Mabel2 Wed 07-Nov-18 15:22:49

My mum had both grape hyacinths and Lily of the valley but I don't remember them being invasive, now meadow sweet, that is horrendously invasive as I found out to my cost. It destroyed my herb bed.

felice Mon 22-Oct-18 16:06:06

I would have them, I have planted loads over the last six years but the Bluebells which I cannot get rid off just seem to crowd them out.

Jalima1108 Mon 22-Oct-18 15:15:28

Squirrel - typo!

Jalima1108 Mon 22-Oct-18 15:15:04

Cyril Squirell obviously heard that 'greens are good for you'.

NfkDumpling Mon 22-Oct-18 12:32:51

Aha, so that’s where our tulips went!!

Jalima1108 Mon 22-Oct-18 12:04:35

I planted the grape hyacinths in the first place but only noticed earlier this year that they had all disappeared.

I wonder if the squirrels have been digging them up.
Our squirrels dug out all the tulip bulbs I had planted in pots, just when they had started sprouting.

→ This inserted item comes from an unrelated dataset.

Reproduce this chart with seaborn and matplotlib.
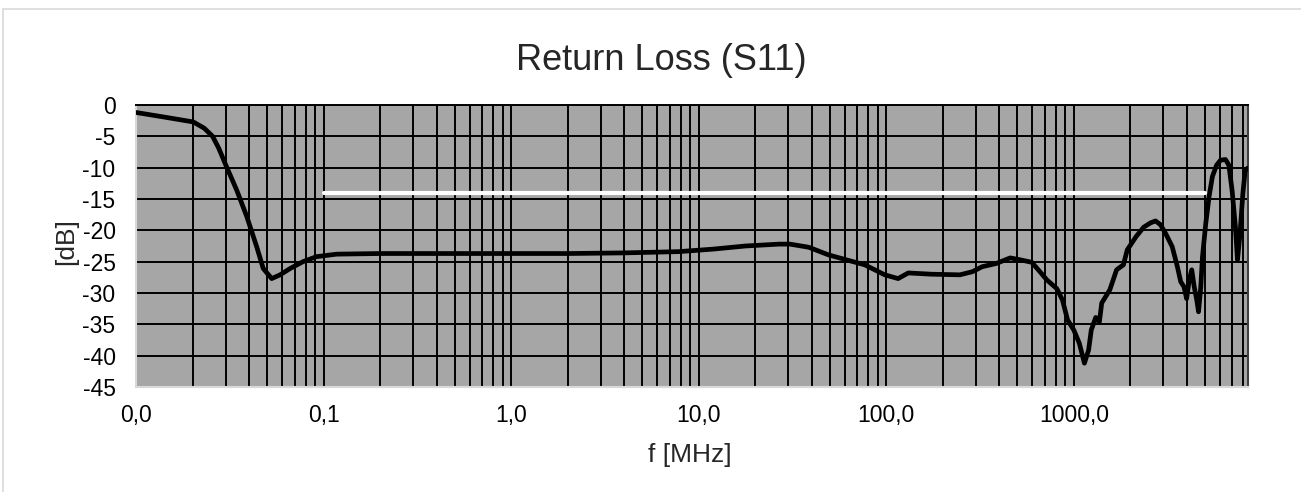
import numpy as np
import pandas as pd
import matplotlib
matplotlib.use("Agg")
import matplotlib.pyplot as plt
import seaborn as sns
from matplotlib.ticker import FixedLocator, NullFormatter, FixedFormatter
from matplotlib.lines import Line2D

# ---------------- data ----------------
freq_mhz = [0.01, 0.0139, 0.0201, 0.023, 0.0255, 0.0275, 0.03, 0.0343, 0.0388, 0.0438,
            0.0475, 0.0527, 0.0584, 0.066, 0.0774, 0.0913, 0.117, 0.2, 0.5, 1.0,
            2.0, 4.0, 7.8, 11.9, 17.7, 26.8, 30.6, 38.6, 49, 61.1,
            76.7, 98.2, 115.6, 131, 174, 247, 288, 325, 385, 458,
            517, 597, 660, 718, 812, 870, 927, 1000, 1070, 1140,
            1200, 1240, 1310, 1370, 1410, 1557, 1692, 1840, 1930, 2150,
            2360, 2570, 2730, 2900, 3090, 3350, 3570, 3720, 3870, 4000,
            4130, 4260, 4390, 4530, 4630, 4760, 4860, 5060, 5270, 5490,
            5780, 6070, 6450, 6720, 6990, 7280, 7470, 7710, 7980, 8200, 8420]
s11_db = [-1.2, -1.9, -2.7, -3.7, -5.0, -6.9, -9.6, -13.6, -17.8, -22.6,
          -26.1, -27.7, -27.1, -26.1, -25.0, -24.2, -23.8, -23.7, -23.7, -23.7,
          -23.7, -23.6, -23.4, -23.0, -22.5, -22.2, -22.2, -22.7, -23.9, -24.7,
          -25.5, -27.1, -27.7, -26.8, -27.0, -27.1, -26.6, -25.8, -25.3, -24.4,
          -24.7, -25.1, -26.6, -27.9, -29.3, -31.1, -34.3, -35.9, -38.0, -41.2,
          -39.1, -35.9, -33.9, -34.6, -31.6, -29.5, -26.3, -25.5, -23.1, -21.0,
          -19.5, -18.8, -18.5, -19.1, -20.5, -22.6, -25.8, -28.2, -29.0, -30.9,
          -27.9, -26.3, -29.0, -31.1, -33.0, -29.0, -24.2, -18.9, -14.6, -11.4,
          -9.6, -8.8, -8.7, -9.6, -13.6, -19.4, -24.7, -20.5, -14.1, -10.6, -10.1]
limit_freq_mhz = [0.1, 5000]
limit_db = [-14, -14]

x_tick_values = [0.01, 0.1, 1, 10, 100, 1000]
x_tick_labels = ["0,0", "0,1", "1,0", "10,0", "100,0", "1000,0"]
y_tick_values = [0, -5, -10, -15, -20, -25, -30, -35, -40, -45]
y_tick_labels = ["0", "-5", "-10", "-15", "-20", "-25", "-30", "-35", "-40", "-45"]

title_text = "Return Loss (S11)"
x_label = "f [MHz]"
y_label = "[dB]"

# ---------------- style ----------------
sns.set_style("white")
plt.rcParams['font.family'] = ['Liberation Sans', 'DejaVu Sans']

W, H = 1301, 492
fig = plt.figure(figsize=(W / 100, H / 100), dpi=100)
fig.patch.set_facecolor('white')

left_px, right_px, top_px, bottom_px = 136.4, 1248, 105, 387
ax = fig.add_axes([left_px / W, 1 - bottom_px / H,
                   (right_px - left_px) / W, (bottom_px - top_px) / H])
ax.set_facecolor('#a6a6a6')
ax.set_xscale('log')
ax.set_xlim(0.01, 8500)
ax.set_ylim(-45, 0)
ax.set_axisbelow(True)

# ticks / grid
ax.xaxis.set_major_locator(FixedLocator(x_tick_values))
ax.xaxis.set_major_formatter(FixedFormatter(x_tick_labels))
minor_vals = [m * 10.0 ** e for e in range(-2, 4) for m in range(2, 10)]
ax.xaxis.set_minor_locator(FixedLocator(minor_vals))
ax.xaxis.set_minor_formatter(NullFormatter())
ax.yaxis.set_major_locator(FixedLocator(y_tick_values))
ax.yaxis.set_major_formatter(FixedFormatter(y_tick_labels))

ax.grid(which='both', axis='x', color='black', linewidth=1.4)
ax.grid(which='major', axis='y', color='black', linewidth=1.4)
ax.tick_params(axis='both', which='both', length=0, labelsize=16.5, colors='black')
ax.tick_params(axis='x', pad=12)
ax.tick_params(axis='y', pad=15)

for s in ['left', 'bottom']:
    ax.spines[s].set_color('#d9d9d9')
    ax.spines[s].set_linewidth(1.5)
ax.spines['right'].set_color('#404040')
ax.spines['right'].set_linewidth(1.5)
ax.spines['top'].set_color('black')
ax.spines['top'].set_linewidth(1.4)

# data lines
df = pd.DataFrame({'f': freq_mhz, 'db': s11_db})
lim = pd.DataFrame({'f': limit_freq_mhz, 'db': limit_db})
sns.lineplot(data=lim, x='f', y='db', ax=ax, color='white', linewidth=3.0,
             estimator=None, zorder=3)
sns.lineplot(data=df, x='f', y='db', ax=ax, color='black', linewidth=3.4,
             estimator=None, zorder=4, solid_joinstyle='round', solid_capstyle='round')
ax.set_xlabel('')
ax.set_ylabel('')

# texts
fig.text(661 / W, 1 - 60 / H, title_text, ha='center', va='center', fontsize=26)
fig.text(690 / W, 1 - 455 / H, x_label, ha='center', va='center', fontsize=19)
fig.text(66 / W, 1 - 242 / H, y_label, ha='center', va='center', fontsize=19, rotation=90)

# chart border (Excel chart area)
fig.add_artist(Line2D([3 / W, 3 / W], [0, 1 - 9 / H], color='#d9d9d9', linewidth=1.2))
fig.add_artist(Line2D([3 / W, 1], [1 - 9 / H, 1 - 9 / H], color='#d9d9d9', linewidth=1.2))

fig.savefig('out.png', dpi=100, facecolor='white')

jusnoneed Mon 22-Oct-18 11:13:01

I wish they would disappear from my garden, have dug up hundreds of the bulbs trying to get rid over years. They seem to thrive on weed killer, and you only have to miss one teeny little bulb and you have a clump next year!
I always say that they are the ideal thing to give to someone you don't like lol.

NfkDumpling Mon 22-Oct-18 10:45:56

It looks as if Lily of the Valley doesn’t get on with Ajuga Reptans! I actually planted some but it died within a couple of years.

annodomini Mon 22-Oct-18 10:42:14

Grape hyacinths proliferated in my last garden to the extent of becoming a nuisance, but those I planted in my present garden have mostly disappeared. I wonder if the squirrels have been digging them up.
I do agree about ajuga reptans. It resists all my efforts to get rid of it, though it's easy enough to up-root. Lily of the valley doesn't like me. I've tried it in three different gardens over the years and it has never taken even though I often tell it how much I love it. Hellebores, on the other hand, seed themselves madly in my garden.